Fix It, Sam
Bank Street College of Education's Best Books of the Year
The Friends Medallion 2007 Special Award
Kirkus Reviews - January 1, 2007
Toddler Petey's hero is his brother Sam, who can fix anything, as he proves again and again in the brothers' latest outing. Petey is trying hard to build a special fort, but his desires and abilities often do not coincide. He needs help cleaning up the toys he has ransacked, replacing the pillowcase, putting the books back on the shelf and un-snagging the blanket from the top bunk. At every turn, he asks Sam for help, and though Sam's eyes may roll, he never fails to come to the rescue. Petey does his part by thanking Sam and providing encouragement. But it's Petey who finds the final solution to the sagging blanket tent, proclaiming he can fix anything. The love between the brothers and Petey's toddler enthusiasm are obvious in Rama's pencil, crayon and watercolor illustrations. The roughly drawn edges, bright colors and sometimes scribbled style suit the text's exuberance perfectly. A loving tribute to brothers everywhere; may Sam's stories continue.

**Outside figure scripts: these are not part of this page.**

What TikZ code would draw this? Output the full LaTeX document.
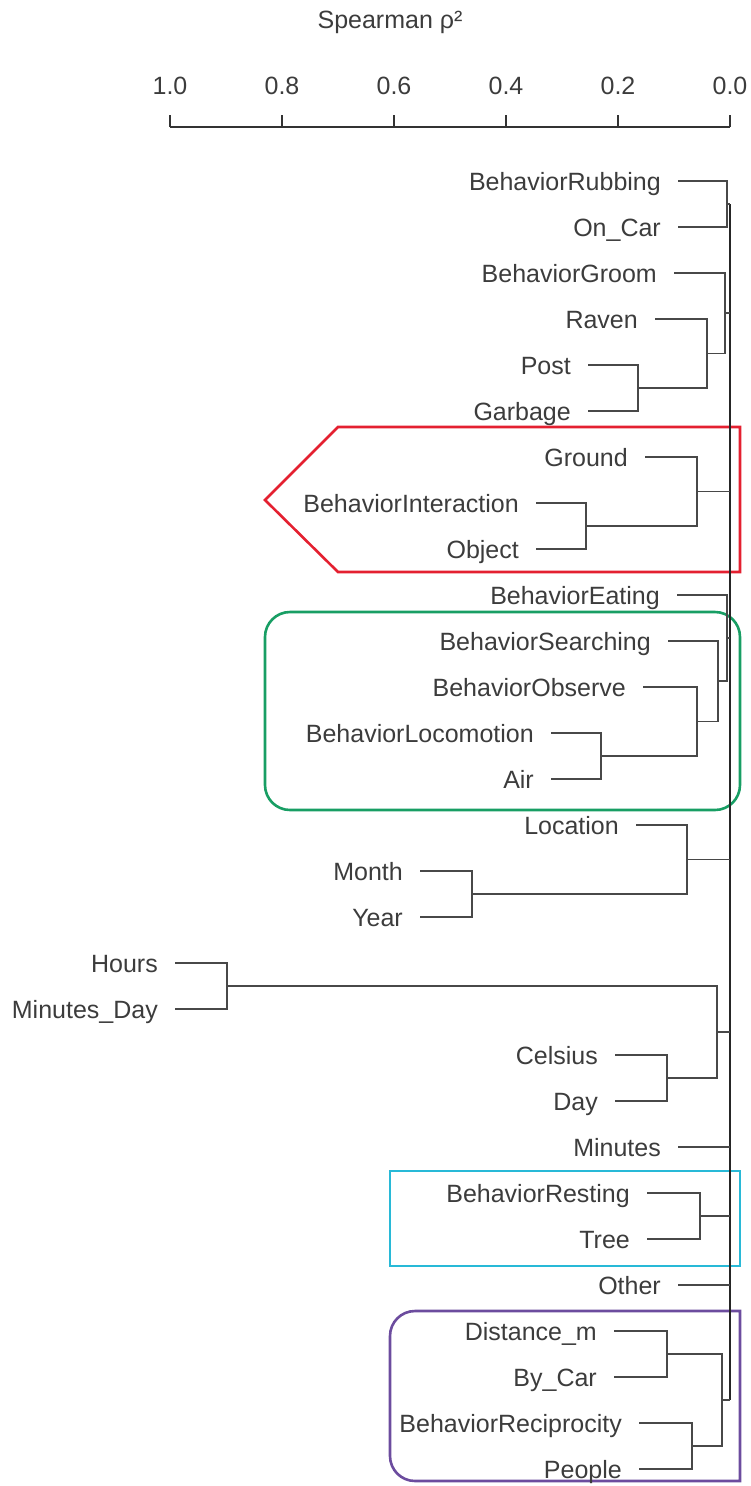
\documentclass[tikz,border=0pt]{standalone}
\usepackage{fontspec}
\setmainfont{Liberation Sans}

\definecolor{labelgray}{RGB}{60,60,60}
\definecolor{branchgray}{RGB}{72,72,72}
\definecolor{boxred}{RGB}{228,32,48}
\definecolor{boxgreen}{RGB}{24,158,100}
\definecolor{boxcyan}{RGB}{40,185,215}
\definecolor{boxpurple}{RGB}{108,76,158}

\tikzstyle{leaf} = [anchor=east, inner xsep=17pt, inner ysep=0pt, text height=18pt, text depth=0pt, text=labelgray, font=\fontsize{25}{30}\selectfont]
\tikzstyle{ticklabel} = [inner sep=0pt, text=labelgray, font=\fontsize{25}{30}\selectfont]
\tikzstyle{branch} = [draw=branchgray, line width=1.8pt]
\tikzstyle{trunk} = [draw=black!85, line width=1.8pt]
\tikzstyle{axis} = [draw=black!80, line width=1.6pt]
\tikzstyle{frame} = [line width=2.6pt]

\begin{document}
\begin{tikzpicture}[x=1pt, y=-1pt]
\useasboundingbox (0,0) rectangle (751,1486);

% highlighted groups
\draw[frame, draw=boxred] (338,427) -- (740,427) -- (740,572) -- (338,572) -- (265,500) -- cycle;
\draw[frame, draw=boxgreen, rounded corners=25pt] (265,612) rectangle (740,810);
\draw[frame, draw=boxcyan] (390,1171) rectangle (740,1266);
\draw[frame, draw=boxpurple] (740,1311) -- (415,1311) arc[start angle=270, end angle=180, radius=25]
  -- (390,1456) arc[start angle=180, end angle=90, radius=25] -- (740,1481) -- cycle;

% axis
\node[ticklabel] (title) at (390,22) {Spearman ρ²};
\draw[axis] (170,127) -- (730,127);
\foreach \v [count=\i] in {1.0,0.8,0.6,0.4,0.2,0.0} {
  \node[ticklabel] (tick\i) at ({730-560*\v},86) {\v};
  \draw[axis] ({730-560*\v},115) -- ({730-560*\v},127);
}

% trunk
\coordinate (top) at (730,204);
\coordinate (bottom) at (730,1400);
\draw[trunk] (top) -- (bottom);

% Rubbing / On_Car
\node[leaf] (rub) at (678,181) {BehaviorRubbing};
\node[leaf] (oncar) at (678,227) {On\_Car};
\coordinate (rc) at (727,204);
\draw[branch] (rub.east) -| (rc) (oncar.east) -| (rc);
\draw[branch] (rc) -- (rc -| top);

% Groom ... Garbage
\node[leaf] (groom) at (674,273) {BehaviorGroom};
\node[leaf] (raven) at (655,319) {Raven};
\node[leaf] (post) at (588,365) {Post};
\node[leaf] (garb) at (588,411) {Garbage};
\coordinate (pg) at (638,388);
\coordinate (rpg) at (707,353.5);
\coordinate (grpg) at (725,313);
\draw[branch] (post.east) -| (pg) (garb.east) -| (pg);
\draw[branch] (raven.east) -| (rpg) (pg) -| (rpg);
\draw[branch] (groom.east) -| (grpg) (rpg) -| (grpg);
\draw[branch] (grpg) -- (grpg -| top);

% red group
\node[leaf] (ground) at (645,457) {Ground};
\node[leaf] (inter) at (536,503) {BehaviorInteraction};
\node[leaf] (obj) at (536,549) {Object};
\coordinate (io) at (586,526);
\coordinate (gio) at (697,491.5);
\draw[branch] (inter.east) -| (io) (obj.east) -| (io);
\draw[branch] (ground.east) -| (gio) (io) -| (gio);
\draw[branch] (gio) -- (gio -| top);

% green group
\node[leaf] (eat) at (677,595) {BehaviorEating};
\node[leaf] (search) at (668,641) {BehaviorSearching};
\node[leaf] (obs) at (643,687) {BehaviorObserve};
\node[leaf] (loco) at (551,733) {BehaviorLocomotion};
\node[leaf] (air) at (551,779) {Air};
\coordinate (la) at (601,756);
\coordinate (ola) at (697,721.5);
\coordinate (sola) at (718,681);
\coordinate (esola) at (727,638);
\draw[branch] (loco.east) -| (la) (air.east) -| (la);
\draw[branch] (obs.east) -| (ola) (la) -| (ola);
\draw[branch] (search.east) -| (sola) (ola) -| (sola);
\draw[branch] (eat.east) -| (esola) (sola) -| (esola);
\draw[branch] (esola) -- (esola -| top);

% Location / Month / Year
\node[leaf] (loc) at (636,825) {Location};
\node[leaf] (month) at (420,871) {Month};
\node[leaf] (year) at (420,917) {Year};
\coordinate (my) at (472,894);
\coordinate (lmy) at (687,859.5);
\draw[branch] (month.east) -| (my) (year.east) -| (my);
\draw[branch] (loc.east) -| (lmy) (my) -| (lmy);
\draw[branch] (lmy) -- (lmy -| top);

% Hours ... Day
\node[leaf] (hours) at (175,963) {Hours};
\node[leaf] (minday) at (175,1009) {Minutes\_Day};
\node[leaf] (cels) at (615,1055) {Celsius};
\node[leaf] (day) at (615,1101) {Day};
\coordinate (hm) at (227,986);
\coordinate (cd) at (667,1078);
\coordinate (hmcd) at (717,1032);
\draw[branch] (hours.east) -| (hm) (minday.east) -| (hm);
\draw[branch] (cels.east) -| (cd) (day.east) -| (cd);
\draw[branch] (hm) -| (hmcd) (cd) -| (hmcd);
\draw[branch] (hmcd) -- (hmcd -| top);

% Minutes, cyan group, Other
\node[leaf] (minutes) at (678,1147) {Minutes};
\draw[branch] (minutes.east) -- (minutes.east -| top);
\node[leaf] (rest) at (647,1193) {BehaviorResting};
\node[leaf] (tree) at (647,1239) {Tree};
\coordinate (rt) at (700,1216);
\draw[branch] (rest.east) -| (rt) (tree.east) -| (rt);
\draw[branch] (rt) -- (rt -| top);
\node[leaf] (other) at (678,1285) {Other};
\draw[branch] (other.east) -- (other.east -| top);

% purple group
\node[leaf] (dist) at (614,1331) {Distance\_m};
\node[leaf] (bycar) at (614,1377) {By\_Car};
\node[leaf] (recip) at (639,1423) {BehaviorReciprocity};
\node[leaf] (people) at (639,1469) {People};
\coordinate (db) at (667,1354);
\coordinate (rp) at (692,1446);
\coordinate (dbrp) at (722,1400);
\draw[branch] (dist.east) -| (db) (bycar.east) -| (db);
\draw[branch] (recip.east) -| (rp) (people.east) -| (rp);
\draw[branch] (db) -| (dbrp) (rp) -| (dbrp);
\draw[branch] (dbrp) -- (bottom);
\end{tikzpicture}
\end{document}
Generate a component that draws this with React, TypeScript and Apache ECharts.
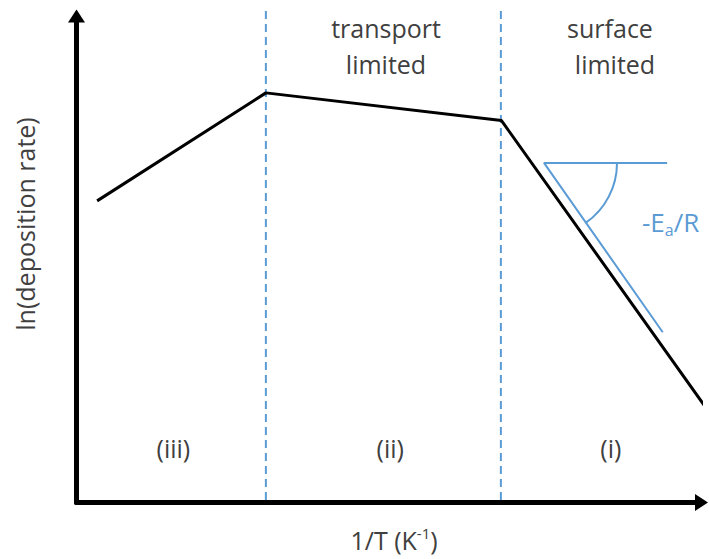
import React, { useEffect, useRef } from "react";
import * as echarts from "echarts";

// Schematic curve: ln(deposition rate) vs 1/T (arbitrary units 0..100)
const curveX = [3.3, 30.3, 68.0, 101.2];
const curveY = [62.0, 84.2, 78.5, 18.6];
// Regime boundaries (dashed)
const dividerX = [30.3, 67.9];
const dividerYRange = [0.5, 101.3];
// Activation-energy slope annotation: horizontal end, vertex, diagonal end
const slopeX = [94.5, 74.8, 93.8];
const slopeY = [69.8, 69.8, 35.0];
// Region labels
const regionLabels = ["(iii)", "(ii)", "(i)"];
const regionLabelX = [15.5, 50.2, 85.5];
const regionLabelY = 11.2;

const BLUE = "#5b9bd5";
const GRAY = "#404040";
const FONT = "'Open Sans', 'Noto Sans', sans-serif";

export default function App() {
  const ref = useRef<HTMLDivElement>(null);

  useEffect(() => {
    if (!ref.current) return;
    const chart = echarts.init(ref.current, null, { renderer: "svg" });

    const axisCommon = {
      type: "value" as const,
      min: 0,
      max: 100,
      axisLine: {
        show: true,
        symbol: ["none", "triangle"],
        symbolSize: [17, 13],
        lineStyle: { color: "#000", width: 5 },
      },
      axisTick: { show: false },
      axisLabel: { show: false },
      splitLine: { show: false },
    };

    const dividerSeries = dividerX.map((x, i) => ({
      type: "line",
      name: "divider" + i,
      data: [
        [x, dividerYRange[0]],
        [x, dividerYRange[1]],
      ],
      symbol: "none",
      clip: false,
      lineStyle: { color: BLUE, width: 2, type: [8, 5] },
      z: 1,
    }));

    chart.setOption({
      animation: false,
      grid: { left: 76.5, right: 7.5, top: 16, bottom: 56.5 },
      xAxis: { ...axisCommon },
      yAxis: { ...axisCommon },
      series: [
        ...dividerSeries,
        {
          type: "line",
          name: "rate",
          data: curveX.map((x, i) => [x, curveY[i]]),
          symbol: "none",
          clip: false,
          lineStyle: { color: "#000", width: 3 },
          z: 3,
        },
        {
          type: "line",
          name: "slope",
          data: slopeX.map((x, i) => [x, slopeY[i]]),
          symbol: "none",
          clip: false,
          lineStyle: { color: BLUE, width: 2 },
          z: 2,
        },
      ],
    });

    const v = chart.convertToPixel({ gridIndex: 0 }, [slopeX[1], slopeY[1]]) as number[];
    const d = chart.convertToPixel({ gridIndex: 0 }, [slopeX[2], slopeY[2]]) as number[];
    const endAngle = Math.atan2(d[1] - v[1], d[0] - v[0]);

    const labelText = (text: string, x: number, y: number, size = 25, extra: any = {}) => ({
      type: "text",
      x,
      y,
      style: {
        text,
        fill: GRAY,
        fontSize: size,
        fontFamily: FONT,
        fontWeight: 400,
        align: "center",
        verticalAlign: "middle",
        ...extra,
      },
      z: 10,
    });

    const regionTexts = regionLabels.map((t, i) => {
      const p = chart.convertToPixel({ gridIndex: 0 }, [regionLabelX[i], regionLabelY]) as number[];
      return labelText(t, p[0], p[1]);
    });

    chart.setOption({
      graphic: [
        {
          type: "arc",
          shape: { cx: v[0], cy: v[1], r: 73, startAngle: 0, endAngle, clockwise: true },
          style: { stroke: BLUE, lineWidth: 2, fill: "none" },
          z: 5,
        },
        labelText("transport", 386, 28),
        labelText("limited", 386, 64),
        labelText("surface", 610, 28),
        labelText("limited", 615, 64),
        ...regionTexts,
        {
          type: "text",
          x: 642,
          y: 222,
          style: {
            text: "-E{s|a}/R",
            fill: BLUE,
            fontSize: 26,
            fontFamily: FONT,
            fontWeight: 400,
            align: "left",
            verticalAlign: "middle",
            rich: {
              s: {
                fill: BLUE,
                fontSize: 16,
                fontFamily: FONT,
                fontWeight: 400,
                lineHeight: 12,
                verticalAlign: "bottom",
              },
            },
            lineHeight: 32,
          },
          z: 10,
        },
        {
          type: "text",
          x: 394,
          y: 540,
          style: {
            text: "1/T (K{s|-1})",
            fill: GRAY,
            fontSize: 25,
            fontFamily: FONT,
            fontWeight: 400,
            align: "center",
            verticalAlign: "middle",
            lineHeight: 30,
            rich: {
              s: {
                fill: GRAY,
                fontSize: 15,
                fontFamily: FONT,
                fontWeight: 400,
                lineHeight: 19,
                verticalAlign: "top",
              },
            },
          },
          z: 10,
        },
        {
          type: "text",
          x: 25,
          y: 224,
          rotation: Math.PI / 2,
          style: {
            text: "ln(deposition rate)",
            fill: GRAY,
            fontSize: 25,
            fontFamily: FONT,
            fontWeight: 400,
            align: "center",
            verticalAlign: "middle",
          },
          z: 10,
        },
      ],
    });

    return () => chart.dispose();
  }, []);

  return (
    <div
      ref={ref}
      style={{ position: "fixed", left: 0, top: 0, width: 709, height: 559, background: "#fff" }}
    />
  );
}
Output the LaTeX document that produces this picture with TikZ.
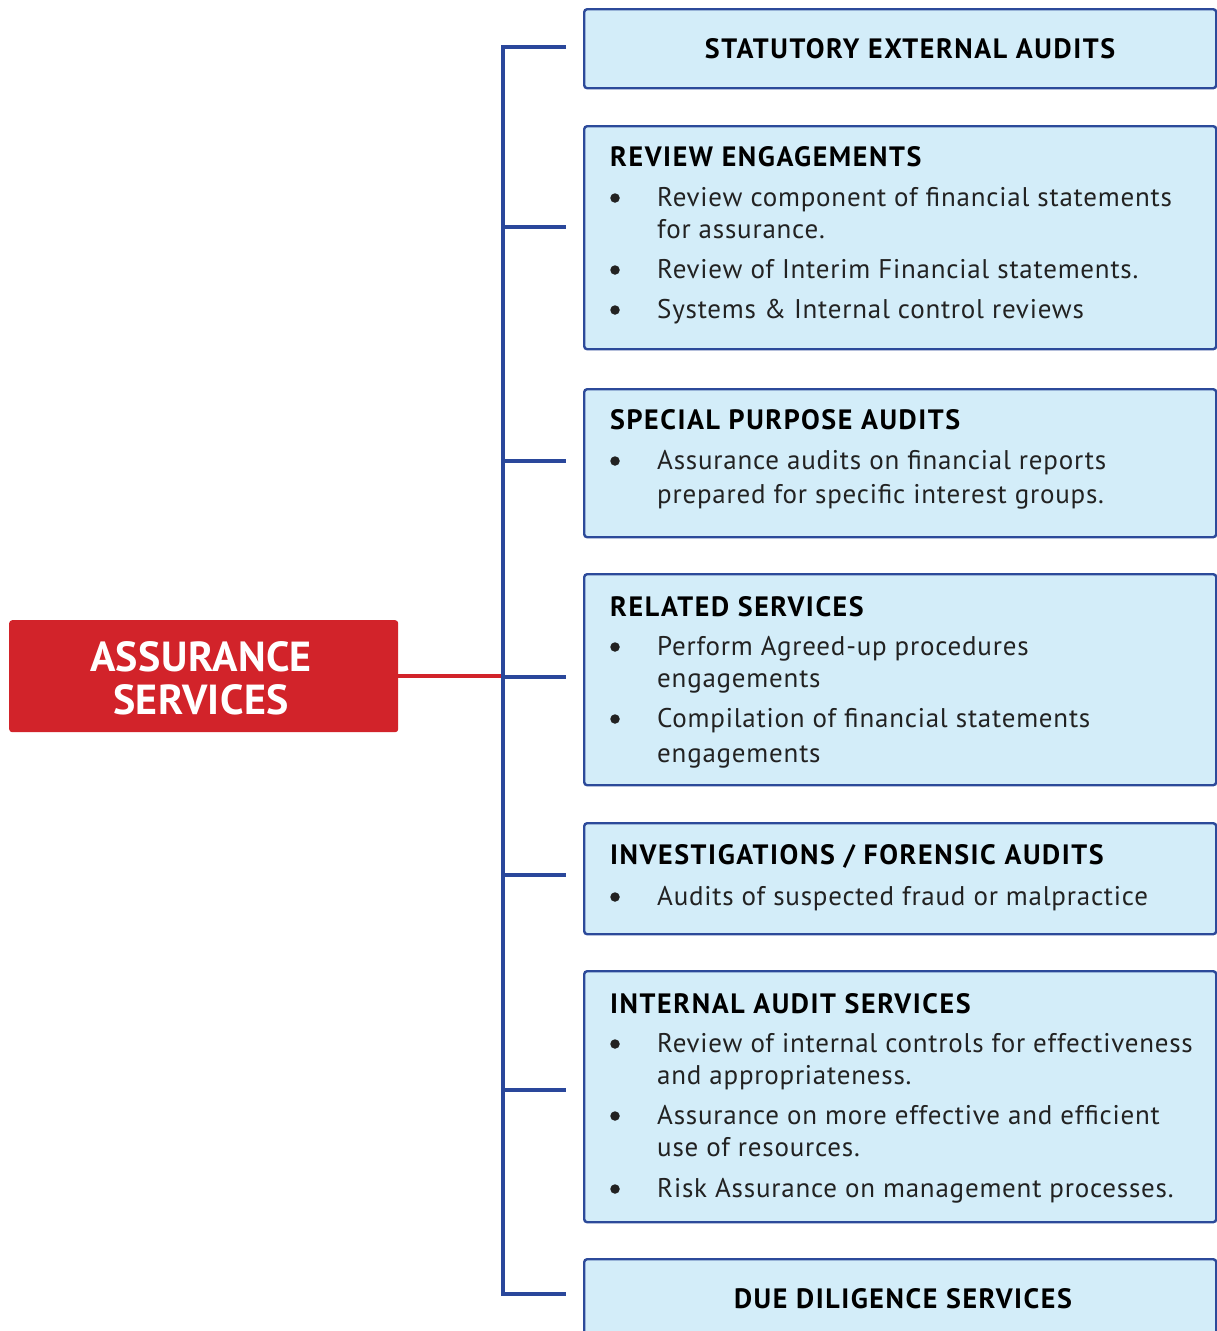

Booklist - January 1, 2007
Little Petey's brother, Sam, can fix anything ("Uh-oh. Sam, help?"). But Petey finds he can fix things, too, when he learns that he is just the right size to prop up his tent ("Look what I made!"). Spare, simple text and expressive visuals portray familiar toddler activities, challenges, and sibling interactions with warmth and humor. Colorful cartoonlike artwork, created from pencil, crayon, and watercolors, includes a wordless spread showing the siblings trying different tent props. Little sibs will easily grasp the story, Petey's adoration of Sam, and the idea of problem solving as they spot familiar objects in the pictures. An affectionate companion to Super Sam! (2004).
School Library Journal - February 1, 2007
Petey thinks his older brother, Sam, can fix anything, especially the messes he makes. But when Sam can’t fix the younger boy’s sagging chair tent, it’s Petey who is the solution–literally. The text is comprised of short and simple phrases, but it’s really the illustrations that tell the story. They show Sam, complete with tool belt, as a helpful older brother clearly aware that his sibling is taking advantage of his fix-it reputation. Ramá’s use of water-soluble crayon with watercolors creates colorful pictures that manage to be detailed, emotive, and childlike all at the same time. The artist captures the active nature of a toddler and the knowing looks of an older brother. Her addition of two stuffed animals that closely follow the action is a nice touch for alert readers. This story works as a read-aloud and as a beginning reader.
The Bulletin of the Center for Children's Books - May 1, 2007
Oh, the wonders of a big brother! Petey knows that Sam, with his trusty toolbelt and big-brother dexterity, can fix anything. When Petey embarks on his own construction project, Sam has a lot of fixing to do. As Petey pulls toys out of the toy box, books from the bookshelves, and a blanket from his bed to build a fort, he leaves behind a respectable wake of destruction. At each mishap, he repeats the refrain, "Uh-oh. Sam, help?" and Sam, showing only mild annoyance and the occasional angry eyes, sets things right. Of course, Petey keeps in good graces by always remember to thank or praise Sam. In the end, though, even Sam can't fix the fort, and a freshly empowered Petey comes to his own rescue. Shades of grade and lime dominate the boys' room, and friendly crayon scribbles lend depth and texture to the expressive and energetic watercolor and colored pencil drawings of the two boys, one trying to contain the chaos the other can't help making. The text is simple and repetitive enough for new readers to try out on younger sibs in attempts to encourage imitative adulation, and they can ponder the wordless problem-solving page, where the boys test different ways to make the fort stand up together.